## Requirements
Take the lines from the beginning of the material through the line containing "import plotly.graph_objects as go" and retype them exactly, leaving the pictures out.

## Material
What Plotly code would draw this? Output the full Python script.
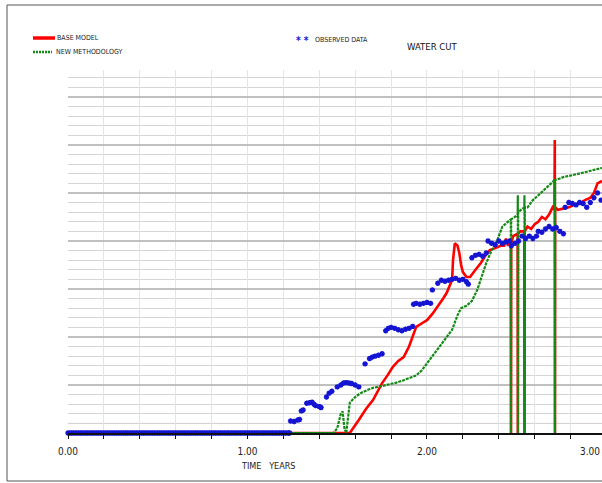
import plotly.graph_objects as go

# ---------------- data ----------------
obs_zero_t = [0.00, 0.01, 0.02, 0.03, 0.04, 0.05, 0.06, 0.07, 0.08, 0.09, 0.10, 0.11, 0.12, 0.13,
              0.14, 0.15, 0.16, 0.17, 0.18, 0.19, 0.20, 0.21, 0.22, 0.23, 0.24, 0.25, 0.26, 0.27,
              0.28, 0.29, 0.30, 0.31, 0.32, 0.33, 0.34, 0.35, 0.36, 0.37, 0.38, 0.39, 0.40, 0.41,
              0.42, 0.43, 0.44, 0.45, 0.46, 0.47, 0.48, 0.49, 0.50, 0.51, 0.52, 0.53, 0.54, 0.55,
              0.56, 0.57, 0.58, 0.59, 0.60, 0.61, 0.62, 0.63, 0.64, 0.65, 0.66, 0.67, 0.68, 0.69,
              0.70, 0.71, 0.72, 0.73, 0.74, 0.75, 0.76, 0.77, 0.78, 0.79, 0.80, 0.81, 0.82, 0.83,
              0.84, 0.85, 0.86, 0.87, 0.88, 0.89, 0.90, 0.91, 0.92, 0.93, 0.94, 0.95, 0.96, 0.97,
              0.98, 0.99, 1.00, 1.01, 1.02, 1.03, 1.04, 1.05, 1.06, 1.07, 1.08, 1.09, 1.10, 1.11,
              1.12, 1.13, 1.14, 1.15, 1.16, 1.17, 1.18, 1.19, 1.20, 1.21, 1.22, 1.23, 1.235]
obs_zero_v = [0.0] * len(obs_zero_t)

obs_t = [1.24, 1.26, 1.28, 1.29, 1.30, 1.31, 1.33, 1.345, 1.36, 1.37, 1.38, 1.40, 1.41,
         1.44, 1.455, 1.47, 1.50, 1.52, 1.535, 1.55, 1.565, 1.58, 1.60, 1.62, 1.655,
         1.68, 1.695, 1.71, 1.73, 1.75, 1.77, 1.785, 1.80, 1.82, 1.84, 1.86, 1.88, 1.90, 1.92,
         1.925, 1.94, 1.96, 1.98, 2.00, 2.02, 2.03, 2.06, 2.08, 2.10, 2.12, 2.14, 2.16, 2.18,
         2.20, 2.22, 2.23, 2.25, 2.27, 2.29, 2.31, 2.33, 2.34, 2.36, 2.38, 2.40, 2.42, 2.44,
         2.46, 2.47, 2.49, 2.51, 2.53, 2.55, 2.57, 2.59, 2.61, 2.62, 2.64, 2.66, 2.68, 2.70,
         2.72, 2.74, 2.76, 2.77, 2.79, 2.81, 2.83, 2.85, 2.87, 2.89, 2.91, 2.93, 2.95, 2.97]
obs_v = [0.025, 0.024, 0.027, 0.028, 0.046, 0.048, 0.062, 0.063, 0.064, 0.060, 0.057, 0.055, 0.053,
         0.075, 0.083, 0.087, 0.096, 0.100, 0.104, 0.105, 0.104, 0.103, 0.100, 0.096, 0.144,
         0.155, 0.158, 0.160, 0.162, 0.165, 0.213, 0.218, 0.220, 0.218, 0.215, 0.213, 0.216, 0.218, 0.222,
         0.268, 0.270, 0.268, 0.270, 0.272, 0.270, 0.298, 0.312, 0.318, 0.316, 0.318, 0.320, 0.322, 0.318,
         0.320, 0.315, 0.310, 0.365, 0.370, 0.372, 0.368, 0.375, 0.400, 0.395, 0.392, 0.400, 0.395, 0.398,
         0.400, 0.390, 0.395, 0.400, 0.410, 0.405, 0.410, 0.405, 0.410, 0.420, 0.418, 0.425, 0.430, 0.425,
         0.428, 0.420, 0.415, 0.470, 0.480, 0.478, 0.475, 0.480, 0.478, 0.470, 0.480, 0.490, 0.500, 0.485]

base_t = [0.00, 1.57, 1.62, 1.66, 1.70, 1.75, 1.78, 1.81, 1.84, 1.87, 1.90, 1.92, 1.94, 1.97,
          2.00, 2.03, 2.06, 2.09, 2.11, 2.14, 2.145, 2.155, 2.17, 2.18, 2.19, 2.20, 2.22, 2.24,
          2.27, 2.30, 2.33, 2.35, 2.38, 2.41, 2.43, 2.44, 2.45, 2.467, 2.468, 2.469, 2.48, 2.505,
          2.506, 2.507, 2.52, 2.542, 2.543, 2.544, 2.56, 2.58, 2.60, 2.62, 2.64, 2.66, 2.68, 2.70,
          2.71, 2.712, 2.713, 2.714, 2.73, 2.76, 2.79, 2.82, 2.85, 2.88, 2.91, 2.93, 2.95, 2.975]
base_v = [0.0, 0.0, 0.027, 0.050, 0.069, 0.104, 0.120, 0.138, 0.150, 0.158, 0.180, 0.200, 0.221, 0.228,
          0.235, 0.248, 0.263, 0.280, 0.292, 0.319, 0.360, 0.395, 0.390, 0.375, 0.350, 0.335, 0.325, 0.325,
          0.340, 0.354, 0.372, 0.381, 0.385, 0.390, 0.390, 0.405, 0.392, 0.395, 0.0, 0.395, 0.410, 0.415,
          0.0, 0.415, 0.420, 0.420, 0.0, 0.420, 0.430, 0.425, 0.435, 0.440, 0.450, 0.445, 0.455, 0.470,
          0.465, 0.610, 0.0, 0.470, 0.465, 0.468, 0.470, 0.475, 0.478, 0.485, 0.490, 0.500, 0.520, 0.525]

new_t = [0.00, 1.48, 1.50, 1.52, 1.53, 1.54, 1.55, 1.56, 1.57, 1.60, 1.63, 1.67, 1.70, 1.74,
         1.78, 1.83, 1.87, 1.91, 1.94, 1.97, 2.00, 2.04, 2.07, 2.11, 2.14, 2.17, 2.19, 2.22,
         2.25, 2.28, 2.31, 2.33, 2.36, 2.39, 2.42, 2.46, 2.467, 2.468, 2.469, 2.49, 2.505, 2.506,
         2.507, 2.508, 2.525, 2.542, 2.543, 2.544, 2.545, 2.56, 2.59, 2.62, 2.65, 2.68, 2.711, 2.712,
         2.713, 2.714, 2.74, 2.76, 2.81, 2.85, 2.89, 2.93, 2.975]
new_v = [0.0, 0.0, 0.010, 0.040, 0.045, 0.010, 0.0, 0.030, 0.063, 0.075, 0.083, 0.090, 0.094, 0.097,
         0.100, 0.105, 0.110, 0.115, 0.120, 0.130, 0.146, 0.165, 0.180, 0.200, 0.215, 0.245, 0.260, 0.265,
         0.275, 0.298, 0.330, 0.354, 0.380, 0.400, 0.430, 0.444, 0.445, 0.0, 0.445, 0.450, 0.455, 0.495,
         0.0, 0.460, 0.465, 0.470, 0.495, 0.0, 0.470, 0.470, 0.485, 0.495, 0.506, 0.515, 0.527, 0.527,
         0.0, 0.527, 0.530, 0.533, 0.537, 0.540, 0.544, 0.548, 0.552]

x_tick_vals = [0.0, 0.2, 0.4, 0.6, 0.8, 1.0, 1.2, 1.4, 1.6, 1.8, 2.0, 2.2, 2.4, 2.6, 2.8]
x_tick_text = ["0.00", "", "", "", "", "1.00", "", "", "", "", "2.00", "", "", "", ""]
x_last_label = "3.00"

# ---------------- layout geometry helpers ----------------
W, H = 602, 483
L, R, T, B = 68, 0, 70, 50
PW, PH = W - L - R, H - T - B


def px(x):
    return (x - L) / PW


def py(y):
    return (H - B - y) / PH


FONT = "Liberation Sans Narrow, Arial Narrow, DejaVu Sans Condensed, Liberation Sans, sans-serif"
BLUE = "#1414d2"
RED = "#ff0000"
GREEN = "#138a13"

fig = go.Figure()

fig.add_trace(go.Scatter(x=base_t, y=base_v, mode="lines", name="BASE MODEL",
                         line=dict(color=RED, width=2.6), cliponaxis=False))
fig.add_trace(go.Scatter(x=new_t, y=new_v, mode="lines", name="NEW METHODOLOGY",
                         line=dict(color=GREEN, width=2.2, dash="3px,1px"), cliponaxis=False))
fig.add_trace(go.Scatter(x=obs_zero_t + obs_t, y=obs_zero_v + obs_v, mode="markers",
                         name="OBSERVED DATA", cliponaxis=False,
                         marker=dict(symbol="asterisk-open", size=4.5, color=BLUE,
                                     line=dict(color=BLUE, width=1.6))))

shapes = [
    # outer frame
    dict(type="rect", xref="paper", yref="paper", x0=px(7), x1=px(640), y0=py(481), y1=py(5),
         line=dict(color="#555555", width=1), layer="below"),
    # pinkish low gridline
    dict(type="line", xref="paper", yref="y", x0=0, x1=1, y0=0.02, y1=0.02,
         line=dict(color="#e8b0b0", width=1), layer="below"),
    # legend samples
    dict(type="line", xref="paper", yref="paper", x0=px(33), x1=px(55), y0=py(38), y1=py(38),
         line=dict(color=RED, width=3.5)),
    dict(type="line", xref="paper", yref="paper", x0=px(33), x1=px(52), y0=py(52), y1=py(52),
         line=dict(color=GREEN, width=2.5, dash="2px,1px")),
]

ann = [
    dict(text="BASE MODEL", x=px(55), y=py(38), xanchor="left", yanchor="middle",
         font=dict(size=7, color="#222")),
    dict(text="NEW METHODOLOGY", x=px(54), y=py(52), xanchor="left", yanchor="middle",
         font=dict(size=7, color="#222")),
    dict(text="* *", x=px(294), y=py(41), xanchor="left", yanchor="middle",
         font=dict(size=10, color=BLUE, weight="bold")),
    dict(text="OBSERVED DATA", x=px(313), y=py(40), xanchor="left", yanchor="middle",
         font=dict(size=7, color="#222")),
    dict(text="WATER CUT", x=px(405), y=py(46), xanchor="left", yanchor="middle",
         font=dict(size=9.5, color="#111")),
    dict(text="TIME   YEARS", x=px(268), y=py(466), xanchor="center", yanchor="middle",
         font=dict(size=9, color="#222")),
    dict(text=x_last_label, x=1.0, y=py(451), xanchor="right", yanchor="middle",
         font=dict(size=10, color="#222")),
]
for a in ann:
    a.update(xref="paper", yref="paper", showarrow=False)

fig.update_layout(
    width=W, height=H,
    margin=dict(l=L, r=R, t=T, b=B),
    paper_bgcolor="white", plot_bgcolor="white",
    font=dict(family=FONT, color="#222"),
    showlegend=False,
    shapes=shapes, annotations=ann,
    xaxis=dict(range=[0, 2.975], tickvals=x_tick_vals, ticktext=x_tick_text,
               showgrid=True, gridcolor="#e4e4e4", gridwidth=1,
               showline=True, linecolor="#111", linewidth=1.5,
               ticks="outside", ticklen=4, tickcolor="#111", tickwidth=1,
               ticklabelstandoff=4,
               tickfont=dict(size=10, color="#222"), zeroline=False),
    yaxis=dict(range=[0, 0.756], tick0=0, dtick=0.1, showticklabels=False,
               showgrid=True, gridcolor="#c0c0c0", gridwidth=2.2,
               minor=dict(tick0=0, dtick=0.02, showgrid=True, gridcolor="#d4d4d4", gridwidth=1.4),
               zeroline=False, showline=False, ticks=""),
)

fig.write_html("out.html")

## Task response
What Plotly code would draw this? Output the full Python script.
import plotly.graph_objects as go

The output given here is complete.